Above petitioner-institute (a semi-public corporation) purchased the assets of the Insular Refining Corporation and the defunct Insurefco and Paper Pulp Project Worker's Union (now the National Sugar Workers' Union-PAFLU). Before the purchase, the employees of the Insular Sugar Institute and the employees of the refinery through their organizations, the Insurefco Paper Pulp Project Workers-Union, had made demands for wage increases and other conditions of employment. Appropriate proceedings were instituted before the Court of Industrial Relations. To facilitate the immediate disposition of the dispute the parties effected an agreement dated June 11, 1949 which was approved by the said Court on June 20, 1949. On the matter of wage increases, the case was submitted for arbitration before the same Court. After hearing, the Court granted an increase of fifty centavos to all daily workers in its order of February 10, 1951. Petitioner complied with the said awards for a period of more than three years.

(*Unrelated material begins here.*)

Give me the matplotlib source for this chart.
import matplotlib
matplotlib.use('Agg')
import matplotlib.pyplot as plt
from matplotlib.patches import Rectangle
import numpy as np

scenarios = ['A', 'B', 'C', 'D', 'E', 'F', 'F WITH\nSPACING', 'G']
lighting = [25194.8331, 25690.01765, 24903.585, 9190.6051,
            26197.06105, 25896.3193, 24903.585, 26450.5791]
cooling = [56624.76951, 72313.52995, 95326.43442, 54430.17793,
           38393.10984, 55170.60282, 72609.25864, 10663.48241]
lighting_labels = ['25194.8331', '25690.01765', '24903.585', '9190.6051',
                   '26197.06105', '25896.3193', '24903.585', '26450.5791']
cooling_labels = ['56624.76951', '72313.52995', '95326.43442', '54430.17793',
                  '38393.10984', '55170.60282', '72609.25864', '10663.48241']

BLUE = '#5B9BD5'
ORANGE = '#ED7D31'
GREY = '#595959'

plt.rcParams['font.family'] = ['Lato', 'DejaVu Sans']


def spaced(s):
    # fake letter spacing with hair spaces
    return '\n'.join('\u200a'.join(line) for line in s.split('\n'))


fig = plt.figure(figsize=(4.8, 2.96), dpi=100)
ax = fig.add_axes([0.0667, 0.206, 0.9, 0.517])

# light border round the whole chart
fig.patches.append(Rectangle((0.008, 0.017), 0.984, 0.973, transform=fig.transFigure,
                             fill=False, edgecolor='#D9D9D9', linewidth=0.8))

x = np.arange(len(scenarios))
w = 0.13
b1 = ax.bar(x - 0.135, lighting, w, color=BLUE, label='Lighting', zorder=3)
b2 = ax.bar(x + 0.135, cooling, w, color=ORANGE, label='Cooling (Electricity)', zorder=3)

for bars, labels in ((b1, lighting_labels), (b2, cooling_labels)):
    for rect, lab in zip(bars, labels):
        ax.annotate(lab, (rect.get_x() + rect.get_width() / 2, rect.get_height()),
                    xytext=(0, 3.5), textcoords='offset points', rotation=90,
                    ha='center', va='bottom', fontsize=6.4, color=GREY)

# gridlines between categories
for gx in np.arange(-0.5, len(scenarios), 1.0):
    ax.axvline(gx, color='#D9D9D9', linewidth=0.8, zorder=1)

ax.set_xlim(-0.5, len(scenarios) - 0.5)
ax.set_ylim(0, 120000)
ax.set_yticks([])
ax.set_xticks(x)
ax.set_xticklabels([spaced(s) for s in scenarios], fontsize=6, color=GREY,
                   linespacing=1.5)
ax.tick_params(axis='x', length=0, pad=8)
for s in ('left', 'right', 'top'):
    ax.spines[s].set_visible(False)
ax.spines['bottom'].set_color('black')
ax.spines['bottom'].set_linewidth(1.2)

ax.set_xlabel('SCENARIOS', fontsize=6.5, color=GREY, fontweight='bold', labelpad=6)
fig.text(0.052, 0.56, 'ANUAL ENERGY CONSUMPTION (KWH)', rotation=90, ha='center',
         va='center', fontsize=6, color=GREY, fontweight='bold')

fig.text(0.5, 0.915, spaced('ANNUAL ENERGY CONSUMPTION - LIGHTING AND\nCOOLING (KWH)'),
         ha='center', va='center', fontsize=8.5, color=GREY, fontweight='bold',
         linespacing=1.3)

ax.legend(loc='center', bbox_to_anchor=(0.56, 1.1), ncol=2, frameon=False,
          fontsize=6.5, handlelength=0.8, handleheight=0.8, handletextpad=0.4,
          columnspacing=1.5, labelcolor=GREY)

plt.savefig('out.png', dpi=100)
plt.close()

On January 8, 1955, petitioner filed with the Court of Industrial Relations a notice to terminate the partial agreement of June 20, 1949 and the award of February 10, 1951 with the prayer that the termination shall be effective on the date of the notice.

Petitioner avers that under section 17 of Com. Act No. 103, the partial agreement above-mentioned may be terminated by mere notice to the Court of Industrial Relations, considering the fact that no period for its effectivity was mentioned in the awards and the further fact that the same had been complied with for three years.

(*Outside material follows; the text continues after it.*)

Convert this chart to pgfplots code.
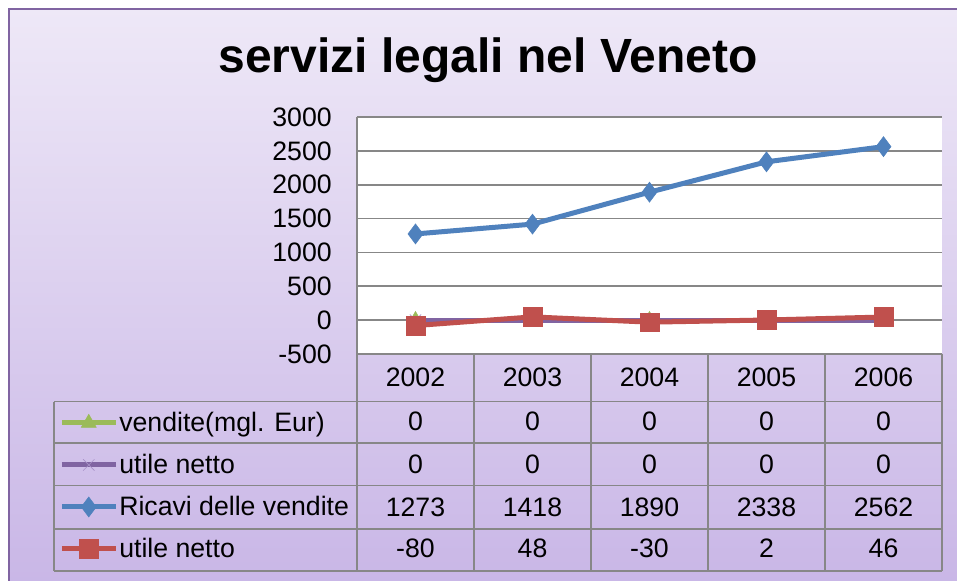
\documentclass[border=0pt]{standalone}
\usepackage{pgfplots}
\pgfplotsset{compat=1.18}
\usepackage{fontspec}
\setmainfont{Liberation Sans}
\definecolor{cblue}{HTML}{4F81BD}
\definecolor{cred}{HTML}{C0504D}
\definecolor{cgreen}{HTML}{9BBB59}
\definecolor{cpurple}{HTML}{8064A2}
\definecolor{cpurplel}{HTML}{A892C8}
\definecolor{bgtop}{HTML}{EEE8F7}
\definecolor{bgbot}{HTML}{C8B5E6}
\definecolor{gridc}{HTML}{878787}
\newcommand{\tf}{\fontsize{20}{24}\selectfont}
\tikzset{px/.style={x=0.75pt,y=-0.75pt,yshift=435.75pt}}
\begin{document}
\begin{tikzpicture}
\begin{scope}[px]
\useasboundingbox (0,0) rectangle (957,581);
\begin{scope}
\clip (0,0) rectangle (957,581);
\shade[top color=bgtop, bottom color=bgbot] (9,9) rectangle (975,600);
\draw[cpurple, line width=2pt] (9,9) rectangle (975,600);
\end{scope}
\node[anchor=base, font=\bfseries\fontsize{36}{40}\selectfont] at (488,73) {servizi legali nel Veneto};
\end{scope}
\begin{axis}[
  at={(267.75pt,170.25pt)}, anchor=south west,
  scale only axis, width=438.75pt, height=177.75pt,
  xmin=-0.5, xmax=4.5, ymin=-500, ymax=3000,
  ytick={-500,0,500,1000,1500,2000,2500,3000},
  yticklabels={-500,0,500,1000,1500,2000,2500,3000},
  xtick=\empty,
  major tick length=0pt,
  ymajorgrids, grid style={gridc, line width=1.2pt},
  axis line style={draw=none},
  axis background/.style={fill=white},
  yticklabel style={font=\tf, inner sep=0pt, xshift=-18.75pt},
  clip=false,
  legend entries={vendite(mgl. Eur), utile netto, Ricavi delle vendite, utile netto},
  legend cell align=left,
  legend style={at={(-0.5094,-0.2013)}, anchor=north west, draw=none, fill=none,
    inner sep=0pt, row sep=0pt, column sep=0.75pt, font=\tf,
    nodes={inner sep=0pt, text height=22pt, text depth=9.5pt}},
  legend image code/.code={\draw[mark repeat=2, mark phase=2, #1] plot coordinates {(0pt,0pt) (20.25pt,0pt) (40.5pt,0pt)};},
]
\addplot[cgreen, line width=3.75pt, mark=triangle*, mark size=6.5pt, mark options={line width=0.4pt}] coordinates {(0,0)(1,0)(2,0)(3,0)(4,0)};
\addplot[cpurple, line width=3.75pt, mark=x, mark size=6pt, mark options={line width=0.5pt, draw=cpurplel}] coordinates {(0,0)(1,0)(2,0)(3,0)(4,0)};
\addplot[cblue, line width=3.75pt, mark=diamond*, mark size=7.5pt, mark options={line width=0.4pt}] coordinates {(0,1273)(1,1418)(2,1890)(3,2338)(4,2562)};
\addplot[cred, line width=3.75pt, mark=square*, mark size=7pt, mark options={line width=0.4pt}] coordinates {(0,-80)(1,48)(2,-30)(3,2)(4,46)};
\end{axis}
\begin{scope}[px]
\begin{scope}[gridc, line width=1.2pt]
\draw (357,117) -- (357,571);
\foreach \x in {474,591,708,825,942} \draw (\x,354) -- (\x,571);
\foreach \y in {401.7,443.3,485.7,529.3,571} \draw (54,\y) -- (942,\y);
\draw (54,401.7) -- (54,571);
\end{scope}
\begin{scope}[every node/.style={anchor=base, font=\tf, inner sep=0pt}]
\foreach \t [count=\i from 0] in {2002,2003,2004,2005,2006}
  \node at (415.5+117*\i,387) {\t};
\foreach \t [count=\i from 0] in {0,0,0,0,0}
  \node at (415.5+117*\i,431) {\t};
\foreach \t [count=\i from 0] in {0,0,0,0,0}
  \node at (415.5+117*\i,474) {\t};
\foreach \t [count=\i from 0] in {1273,1418,1890,2338,2562}
  \node at (415.5+117*\i,517) {\t};
\foreach \t [count=\i from 0] in {-80,48,-30,2,46}
  \node at (415.5+117*\i,558) {\t};
\end{scope}
\end{scope}
\end{tikzpicture}
\end{document}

Respondent union on the other hand contends that mere notice to terminate does not automatically end the awards and that the union could not therefore properly contest the notice to terminate.

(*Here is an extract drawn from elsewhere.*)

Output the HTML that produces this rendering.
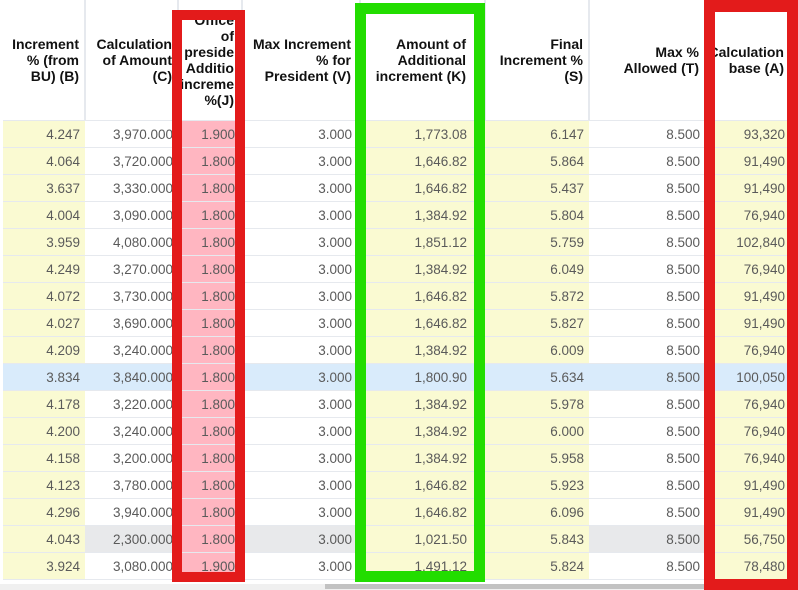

The issue involves the provisions of section 17 of Com. Act No. 103 which says:

Section 17 — Limit of effectiveness of Award — An award, order or decision of the Court shall be valid and effective during the time therein specified. In the absence of such specification, any party or both parties to a controversy may terminate the effectiveness of an award, order or decision after three years have elapsed from the date of said award, order or decision by giving notice to that effect to the Court: Provided, however, that at any time during the effectiveness of an award, order or decision, the Court may, on application of an interested party, and after due hearing, alter, modify in whole or in part, or set aside any such award order or decision, or reopen any question involved therein.

The above provision enumerates two kinds of awards, order or decision. The first kind is that award with a specified period within which the same may be enforced. The other kind is that without any specification as to its duration. As regards this second kind, any party to the controversy may terminate the effectiveness of the award, order or decision as long as it had been enforced for a period of not less than three years from the date of said award, order or decision and provided that notice has been given to the Court.

It is true that with reference to this second kind, the law as stated requires only, aside from the lapse of a three-year period, the giving of "notice" to the Court of Industrial Relations. It is equally true that the statute makes no mention of "due hearing" or other conditions such as notice of termination to the opposing party. Nevertheless, the necessity of "due hearing" is implicit in the very phrase "notice to the Court", for them, what would be the purpose of "notice to the Court" other than that the Court should be given an opportunity to pass upon the merits of the proposed termination.

This court has opined in the case of Katipunan Labor Union vs. Caltex (Phil.) Inc., and the Court of Industrial Relations, L-10037, May 27, 1957) that because the agreement (like the award in the instant case) sought to be terminated was the result of the compromise arrive at by and between the parties and approved by the court upon their submission, a hearing is necessary to show supervening conditions that would justify abundantly of the contract.

The court a quo's findings that there existent no cause to justify the termination of the award shall likewise be conclusive on this court.

Wherefore, the order appealed from is hereby affirmed in all parts and respects, with no pronouncement as to costs. So ordered.

Bengzon, Montemayor, Bautista Angelo, Labrador, Concepcion, Barrera, and Gutierrez David, JJ., concur.